Hello I have a budget of $200 and I was looking for two umbrellas or softboxes to do portraits but wanted them portable. Any ideas.


----------



## EOBeav (Oct 15, 2012)

Just the light modifiers themselves? $200 should be well within the ballpark. If you're looking for lightstands, swivels and something to fire your strobes with, you might be out of luck. Check out strobist.com for some good, basic lighting setups.


----------



## mbj68 (Oct 15, 2012)

I started out with these....Cheap but very usable and the air cushioned stands are nice to have

http://www.bhphotovideo.com/c/product/403789-REG/Photogenic_926621_Two_Umbrella_and_Stand.html


----------



## 7enderbender (Oct 15, 2012)

KKCFamilyman said:


> Hello I have a budget of $200 and I was looking for two umbrellas or softboxes to do portraits but wanted them portable. Any ideas.



For low cost decent quality I found the Calumet house-brand stands and umbrellas to be very good. Should be in your budget range. For softboxes I went with the "Promaster" branded kits sold here locally through Hunts photo & video. Kind of like Lastolite knock-offs.


----------



## bchernicoff (Oct 15, 2012)

I own this kit and really like it. It's $269, so a little over your budget.

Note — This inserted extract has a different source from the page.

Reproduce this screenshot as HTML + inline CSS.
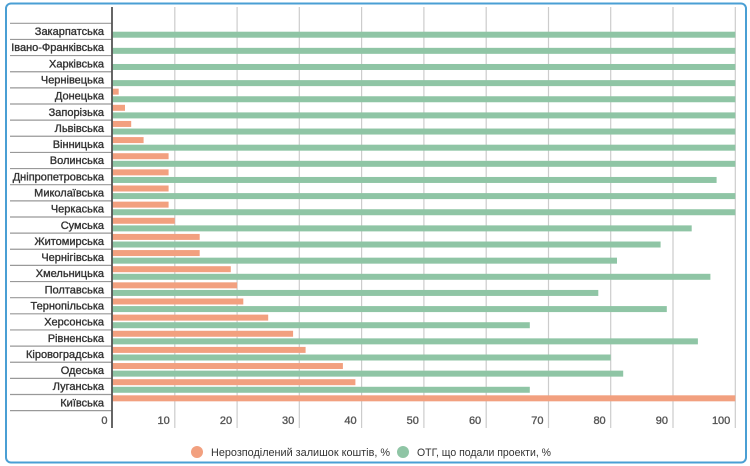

http://www.bhphotovideo.com/c/product/569824-REG/Interfit_INT182_EX150_MK2_Two_Monolight.html


I just added this last week and really like it so far: http://www.amazon.com/Interfit-INT484-36-Inch-Octobox-Softbox/dp/B002YLALFW/ref=sr_1_1?ie=UTF8&qid=1350314413&sr=8-1&keywords=interfit+36+octobox


----------



## RC (Oct 15, 2012)

Just got this (as recommend by Syl Arena):
http://www.amazon.com/gp/product/B002FL4X2I/ref=oh_details_o02_s00_i00

Plan to get this smaller one:
http://www.amazon.com/Lastolite-LL-LS2420S-Ezybox-Speed-Lite/dp/B00452V288?tag=crf-20

Both are portable and very well made


----------



## pardus (Oct 15, 2012)

Cowboy Studio has really good prices, quality is pretty good considering the price. Bought some continuous lighting for video and am happy with it. 

here is a soft box and umbrella strobe combo kit for $155
http://www.cowboystudio.com/product_p/2x160wstrobe-2x803-1sb1umb.htm


----------